"For the opposition, the message is very clear: if they were planning to win the war, facts are proving that is not the case," the 70-year-old diplomat said, adding "now is the time to win the peace."
According to de Mistura, the only way forward is for officials to determine a long-term political solution. If they don't, the country may see a new version of Daesh crop up in their region.
"Victory can only be if there is a sustainable political long-term solution," de Mistura said. "Otherwise instead of war, God forbid, we may see plenty of low intensity guerrilla [conflicts] going on for the next 10 years, and you will see no reconstruction, which is a very sad outcome of winning a war."
Planning to join the sixth round of peace talks in Astana, Kazakhstan, de Mistura is hoping to cement a resolution to help resolve the situation in Idlib in northwestern Syria, where rebels are gaining influence in the city of nearly 2 million residents.

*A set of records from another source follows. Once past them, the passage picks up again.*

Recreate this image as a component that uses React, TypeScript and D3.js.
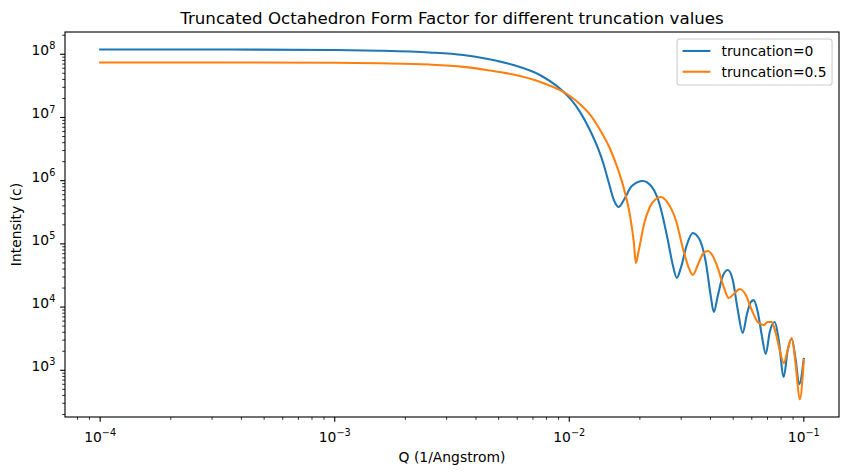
import {useEffect, useRef} from "react";
import * as d3 from "d3";

// series (Q in 1/Angstrom, intensity in c)
const seriesNames = ["truncation=0", "truncation=0.5"];
const seriesColors = ["#1f77b4", "#ff7f0e"];

const qTrunc0 = [
    0.0001, 0.0003, 0.001, 0.00156, 0.00253, 0.00353, 0.0045, 0.00577, 0.00749, 0.00927, 0.01016,
    0.01109, 0.01224, 0.01324, 0.01404, 0.01475, 0.01549, 0.01627, 0.01709, 0.01848,
    0.02059, 0.02249, 0.02432, 0.02631, 0.02763, 0.02874, 0.02989, 0.03170, 0.03362, 0.03602,
    0.03819, 0.04011, 0.04131, 0.04297, 0.04512, 0.04739, 0.04978, 0.05229, 0.05492, 0.05711,
    0.05940, 0.06118, 0.06362, 0.06616, 0.06882, 0.07157, 0.07516, 0.07817, 0.08210, 0.08538,
    0.08880, 0.09236, 0.0955, 0.1
];
const iTrunc0 = [
    1.19e8, 1.19e8, 1.17e8, 1.14e8, 1.07e8, 9.75e7, 8.43e7, 6.77e7, 4.70e7, 2.72e7, 1.93e7,
    1.24e7, 6.34e6, 3.29e6, 1.77e6, 9.19e5, 4.95e5, 3.84e5, 4.95e5, 8.24e5,
    9.89e5, 7.95e5, 4.13e5, 1.15e5, 4.63e4, 2.89e4, 4.16e4, 9.61e4, 1.49e5, 1.15e5,
    5.17e4, 1.50e4, 8.36e3, 1.50e4, 3.10e4, 3.86e4, 2.68e4, 9.00e3, 3.89e3, 7.50e3,
    1.20e4, 1.29e4, 8.36e3, 3.62e3, 1.81e3, 4.04e3, 5.81e3, 3.02e3, 783, 2.10e3,
    3.13e3, 1.46e3, 600, 1.51e3
];

const qTrunc05 = [
    0.0001, 0.0003, 0.001, 0.00156, 0.00253, 0.00353, 0.0045, 0.00577, 0.00749, 0.00927, 0.01016,
    0.01109, 0.01224, 0.01350, 0.01489, 0.01611, 0.01725, 0.01812, 0.01885, 0.01922, 0.01980,
    0.02079, 0.02205, 0.02339, 0.02457, 0.02631, 0.02846, 0.03048, 0.03233, 0.03362, 0.03531,
    0.03709, 0.03896, 0.04091, 0.04297, 0.04556, 0.04786, 0.05027, 0.05332, 0.05656, 0.05998,
    0.06362, 0.06748, 0.07018, 0.07300, 0.07591, 0.07893, 0.08210, 0.08538, 0.08880, 0.09236,
    0.09607, 0.1
];
const iTrunc05 = [
    7.41e7, 7.41e7, 7.36e7, 7.20e7, 6.87e7, 6.32e7, 5.60e7, 4.77e7, 3.67e7, 2.63e7, 2.13e7,
    1.64e7, 1.12e7, 6.46e6, 3.26e6, 1.53e6, 6.63e5, 2.92e5, 1.05e5, 4.99e4, 8.00e4,
    1.99e5, 3.84e5, 5.13e5, 5.52e5, 4.44e5, 2.39e5, 8.61e4, 4.16e4, 3.22e4, 4.63e4,
    6.92e4, 7.72e4, 6.43e4, 4.16e4, 2.08e4, 1.39e4, 1.61e4, 1.93e4, 1.55e4, 9.00e3,
    5.81e3, 5.21e3, 5.81e3, 5.81e3, 3.89e3, 2.10e3, 1.30e3, 2.10e3, 3.24e3, 1.21e3,
    345, 1.46e3
];

const xTickExponents = [-4, -3, -2, -1];
const yTickExponents = [3, 4, 5, 6, 7, 8];

const titleText = "Truncated Octahedron Form Factor for different truncation values";
const xLabelText = "Q (1/Angstrom)";
const yLabelText = "Intensity (c)";

export default function App() {

    const chartRef = useRef<SVGSVGElement>(null);

    useEffect(() => {
        const width = 849;
        const height = 475;
        const marginTop = 32;
        const marginRight = 10;
        const marginBottom = 58;
        const marginLeft = 65;
        const font = "DejaVu Sans, sans-serif";

        if (!chartRef.current) return;

        const svg = d3.select(chartRef.current);
        svg.selectAll("*").remove();
        svg.attr("width", width).attr("height", height).attr("viewBox", [0, 0, width, height]);

        svg.append("rect").attr("width", width).attr("height", height).attr("fill", "white");

        const series = [
            {q: qTrunc0, i: iTrunc0},
            {q: qTrunc05, i: iTrunc05},
        ];

        // matplotlib style autoscale: 5% margins in log space
        const allQ = series.flatMap(s => s.q);
        const allI = series.flatMap(s => s.i);
        const lx0 = Math.log10(d3.min(allQ)!), lx1 = Math.log10(d3.max(allQ)!);
        const ly0 = Math.log10(d3.min(allI)!), ly1 = Math.log10(d3.max(allI)!);
        const mx = (lx1 - lx0) * 0.05, my = (ly1 - ly0) * 0.05;

        const xScale = d3.scaleLog()
            .domain([10 ** (lx0 - mx), 10 ** (lx1 + mx)])
            .range([marginLeft, width - marginRight]);

        const yScale = d3.scaleLog()
            .domain([10 ** (ly0 - my), 10 ** (ly1 + my)])
            .range([height - marginBottom, marginTop]);

        const x0 = marginLeft, x1 = width - marginRight;
        const y0 = height - marginBottom, y1 = marginTop;

        // lines
        const line = d3.line<[number, number]>()
            .x(d => xScale(d[0]))
            .y(d => yScale(d[1]))
            .curve(d3.curveMonotoneX);

        series.forEach((s, k) => {
            const pts = s.q.map((q, j) => [q, s.i[j]] as [number, number]);
            svg.append("path")
                .attr("d", line(pts))
                .attr("fill", "none")
                .attr("stroke", seriesColors[k])
                .attr("stroke-width", 2.08)
                .attr("stroke-linejoin", "round")
                .attr("stroke-linecap", "square");
        });

        // minor ticks
        const [dx0, dx1] = xScale.domain();
        const [dy0, dy1] = yScale.domain();
        const minorX: number[] = [];
        const minorY: number[] = [];
        for (let e = -6; e <= 10; e++) {
            for (let m = 2; m <= 9; m++) {
                const v = m * 10 ** e;
                if (v >= dx0 && v <= dx1) minorX.push(v);
                if (v >= dy0 && v <= dy1) minorY.push(v);
            }
        }

        const axes = svg.append("g").attr("stroke", "black");
        minorX.forEach(v => {
            axes.append("line").attr("x1", xScale(v)).attr("x2", xScale(v))
                .attr("y1", y0).attr("y2", y0 + 2.78).attr("stroke-width", 0.83);
        });
        minorY.forEach(v => {
            axes.append("line").attr("y1", yScale(v)).attr("y2", yScale(v))
                .attr("x1", x0).attr("x2", x0 - 2.78).attr("stroke-width", 0.83);
        });
        xTickExponents.forEach(e => {
            const px = xScale(10 ** e);
            axes.append("line").attr("x1", px).attr("x2", px)
                .attr("y1", y0).attr("y2", y0 + 4.86).attr("stroke-width", 1.11);
        });
        yTickExponents.forEach(e => {
            const py = yScale(10 ** e);
            axes.append("line").attr("y1", py).attr("y2", py)
                .attr("x1", x0).attr("x2", x0 - 4.86).attr("stroke-width", 1.11);
        });

        // spines
        svg.append("rect")
            .attr("x", x0).attr("y", y1)
            .attr("width", x1 - x0).attr("height", y0 - y1)
            .attr("fill", "none").attr("stroke", "black").attr("stroke-width", 1.11);

        // tick labels
        xTickExponents.forEach(e => {
            const t = svg.append("text")
                .attr("x", xScale(10 ** e)).attr("y", y0 + 24.5)
                .attr("text-anchor", "middle")
                .attr("font-family", font).attr("font-size", 13.89);
            t.append("tspan").text("10");
            t.append("tspan").attr("dy", -5.8).attr("font-size", 9.7).text("\u2212" + Math.abs(e));
        });
        yTickExponents.forEach(e => {
            const t = svg.append("text")
                .attr("x", x0 - 9.7).attr("y", yScale(10 ** e) + 1)
                .attr("text-anchor", "end")
                .attr("font-family", font).attr("font-size", 13.89);
            t.append("tspan").text("10");
            t.append("tspan").attr("dy", -5.8).attr("font-size", 9.7).text(String(e));
        });

        // title & labels
        svg.append("text")
            .attr("x", (x0 + x1) / 2).attr("y", 23.7)
            .attr("text-anchor", "middle")
            .attr("font-family", font).attr("font-size", 16.67)
            .text(titleText);

        svg.append("text")
            .attr("x", (x0 + x1) / 2).attr("y", 462)
            .attr("text-anchor", "middle")
            .attr("font-family", font).attr("font-size", 13.89)
            .text(xLabelText);

        svg.append("text")
            .attr("transform", `translate(20.5,${(y0 + y1) / 2}) rotate(-90)`)
            .attr("text-anchor", "middle")
            .attr("font-family", font).attr("font-size", 13.89)
            .text(yLabelText);

        // legend
        const legW = 155, legH = 46;
        const legX = x1 - 6.94 - legW, legY = y1 + 6.94;
        const legend = svg.append("g");
        legend.append("rect")
            .attr("x", legX).attr("y", legY)
            .attr("width", legW).attr("height", legH)
            .attr("rx", 2.8)
            .attr("fill", "white").attr("fill-opacity", 0.8)
            .attr("stroke", "#cccccc").attr("stroke-width", 1.11);
        seriesNames.forEach((name, k) => {
            const cy = legY + 12 + k * 20.8;
            legend.append("line")
                .attr("x1", legX + 5.5).attr("x2", legX + 33.3)
                .attr("y1", cy).attr("y2", cy)
                .attr("stroke", seriesColors[k]).attr("stroke-width", 2.08);
            legend.append("text")
                .attr("x", legX + 44.4).attr("y", cy + 5)
                .attr("font-family", font).attr("font-size", 13.89)
                .text(name);
        });

    }, []);

    return (
        <svg ref={chartRef} style={{position: "absolute", left: 0, top: 0, display: "block"}}/>
    );
}
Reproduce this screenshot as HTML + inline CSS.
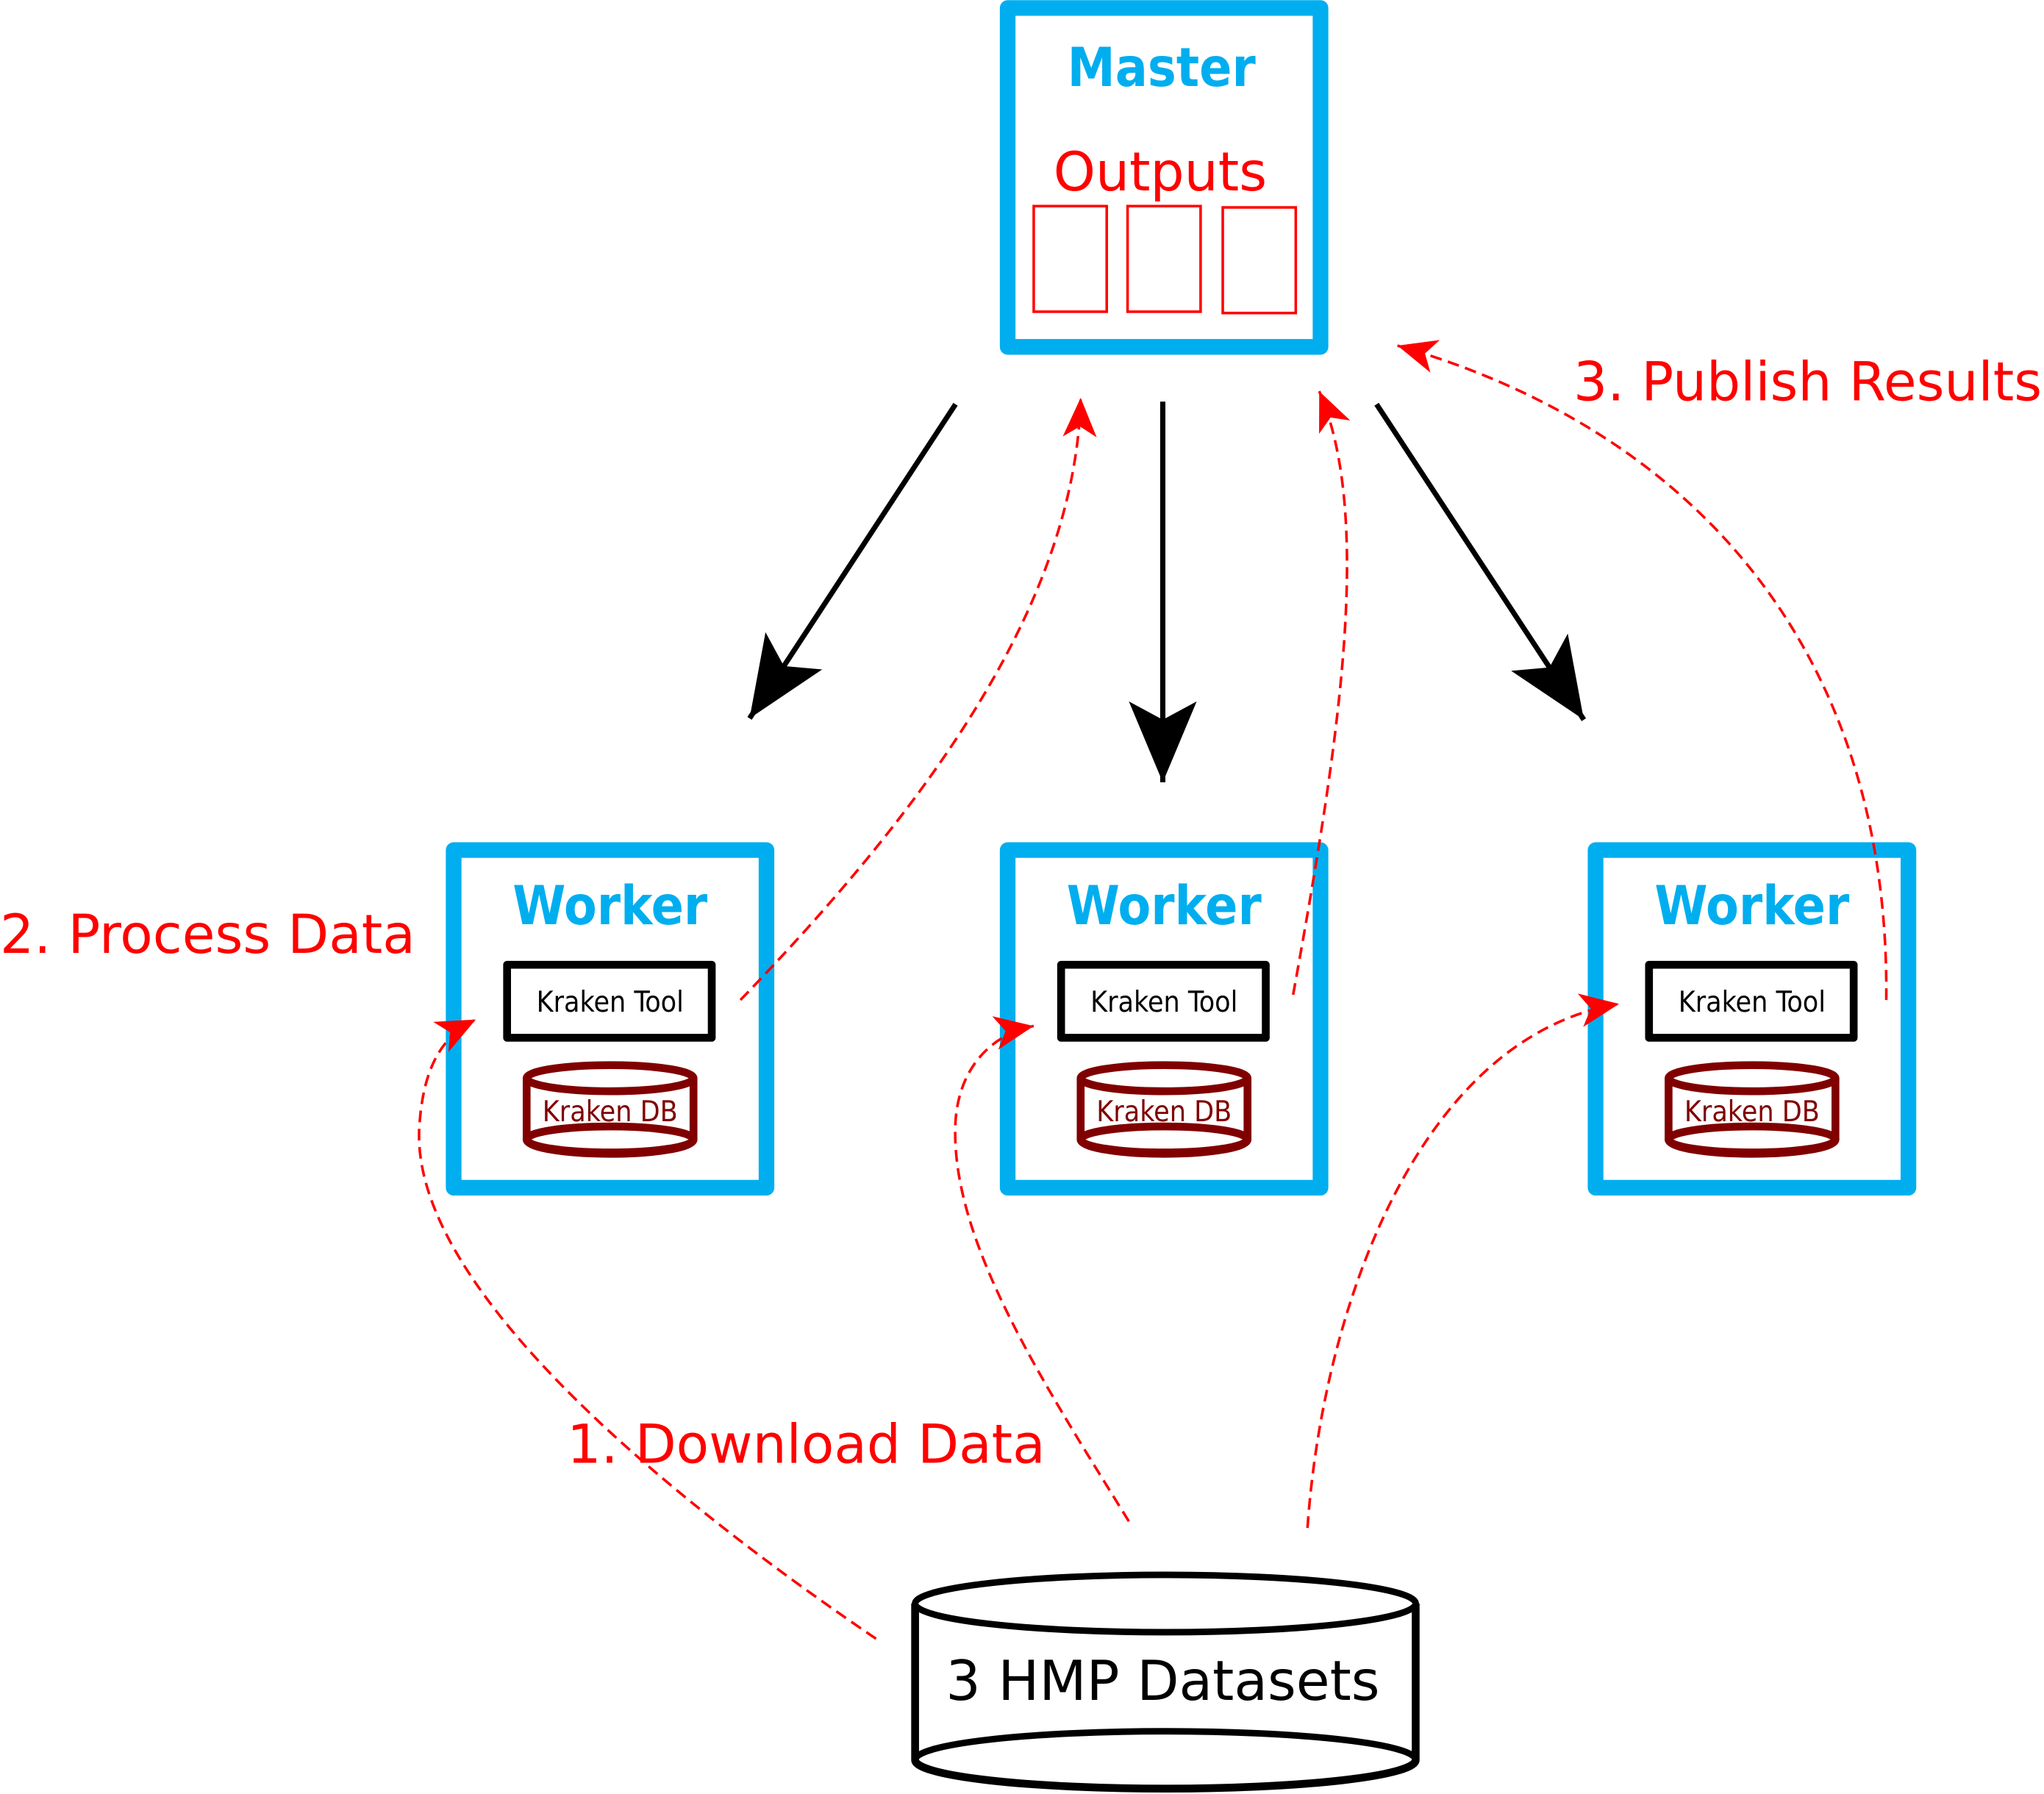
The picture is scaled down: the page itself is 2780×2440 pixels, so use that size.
<!DOCTYPE html>
<html><head><meta charset="utf-8"><style>html,body{margin:0;padding:0;background:#fff}svg{display:block}</style></head>
<body>
<svg width="2780" height="2440" viewBox="0 0 1568 1376" xmlns="http://www.w3.org/2000/svg" font-family="'DejaVu Sans','Liberation Sans',sans-serif">
<defs>
<marker id="bk" markerUnits="userSpaceOnUse" orient="auto" markerWidth="80" markerHeight="80" viewBox="-70 -40 80 80" refX="0" refY="0" overflow="visible">
<path d="M0,0 L-62,-26 L-48,0 L-62,26 Z" fill="#000"/></marker>
<marker id="rd" markerUnits="userSpaceOnUse" orient="auto" markerWidth="40" markerHeight="40" viewBox="-30 -20 40 40" refX="0" refY="0" overflow="visible">
<path d="M0,0 L-30,-13 L-22,0 L-30,13 Z" fill="#f00"/></marker>
</defs>
<rect width="1568" height="1376" fill="#fff"/>
<rect x="773" y="6" width="240" height="260" fill="none" stroke="#00AEEF" stroke-width="12" stroke-linejoin="round"/>
<text x="891" y="66" font-size="41" font-weight="bold" font-family="'DejaVu Sans Condensed','DejaVu Sans',sans-serif" font-stretch="condensed" fill="#00AEEF" text-anchor="middle">Master</text>
<text x="890" y="146" font-size="41" fill="#f00" text-anchor="middle">Outputs</text>
<g fill="none" stroke="#f00" stroke-width="2">
<rect x="793" y="158" width="56" height="81"/><rect x="865" y="158" width="56" height="81"/><rect x="938" y="159" width="56" height="81"/></g>
<g id="w">
<rect x="348" y="652" width="240" height="259" fill="none" stroke="#00AEEF" stroke-width="12" stroke-linejoin="round"/>
<text x="468" y="709" font-size="41" font-weight="bold" font-family="'DejaVu Sans Condensed','DejaVu Sans',sans-serif" font-stretch="condensed" fill="#00AEEF" text-anchor="middle">Worker</text>
<rect x="389" y="740" width="157" height="56" fill="#fff" stroke="#000" stroke-width="6" stroke-linejoin="round"/>
<text x="468" y="776" font-size="22" font-family="'DejaVu Sans Condensed','DejaVu Sans',sans-serif" font-stretch="condensed" fill="#000" text-anchor="middle">Kraken Tool</text>
<path d="M404,827 L404,874 A64,11 0 0 0 532,874 L532,827" fill="none" stroke="#800000" stroke-width="6"/>
<ellipse cx="468" cy="827" rx="64" ry="10" fill="#fff" stroke="#800000" stroke-width="6"/>
<ellipse cx="468" cy="874" rx="64" ry="10" fill="none" stroke="#800000" stroke-width="6"/>
<text x="468" y="860" font-size="22" font-family="'DejaVu Sans Condensed','DejaVu Sans',sans-serif" font-stretch="condensed" fill="#800000" text-anchor="middle">Kraken DB</text>
</g>
<use href="#w" x="425"/>
<use href="#w" x="876"/>
<g stroke="#000" stroke-width="4" fill="none">
<line x1="733" y1="310" x2="575" y2="551" marker-end="url(#bk)"/>
<line x1="892" y1="308" x2="892" y2="600" marker-end="url(#bk)"/>
<line x1="1056" y1="310" x2="1215" y2="552" marker-end="url(#bk)"/>
</g>
<path d="M702,1230 L702,1350 A192,22 0 0 0 1086,1350 L1086,1230" fill="#fff" stroke="#000" stroke-width="6"/>
<ellipse cx="894" cy="1230" rx="192" ry="22" fill="#fff" stroke="#000" stroke-width="5"/>
<ellipse cx="894" cy="1350" rx="192" ry="22" fill="none" stroke="#000" stroke-width="5"/>
<text x="892" y="1304" font-size="42" fill="#000" text-anchor="middle">3 HMP Datasets</text>
<g stroke="#f00" stroke-width="2" fill="none" stroke-dasharray="9,5">
<path d="M672,1257 C500,1140 310,980 322,860 C326,810 345,792 365,782" marker-end="url(#rd)"/>
<path d="M866,1167 C800,1060 728,950 733,860 C736,815 765,792 793,787" marker-end="url(#rd)"/>
<path d="M1003,1172 C1015,1000 1090,795 1242,770" marker-end="url(#rd)"/>
<path d="M568,767 C700,630 825,470 829,305" marker-end="url(#rd)"/>
<path d="M992,763 C1025,580 1055,400 1012,300" marker-end="url(#rd)"/>
<path d="M1447,767 C1450,500 1300,330 1072,265" marker-end="url(#rd)"/>
</g>
<g font-size="41" fill="#f00">
<text x="1207" y="307">3. Publish Results</text>
<text x="0" y="731">2. Process Data</text>
<text x="435" y="1122">1. Download Data</text>
</g>
</svg>
</body></html>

"I am confident… there will be a non-conflictual solution — let's say not a new Aleppo, that's what we want to avoid at any cost, if we have learned from the past," de Mistura urged.
In mid July, Hayet Tahrir al-Sham, a group of rebels previously associated with Al-Qaeda, took control of Idlib after its Islamist allies-turned-rivals, Ahrar al Sham, withdrew from the city and province following a ceasefire.
While previous talks offered little progress, de Mistura, who has been involved in negotiations since January 2016, hopes the next round with be more fruitful.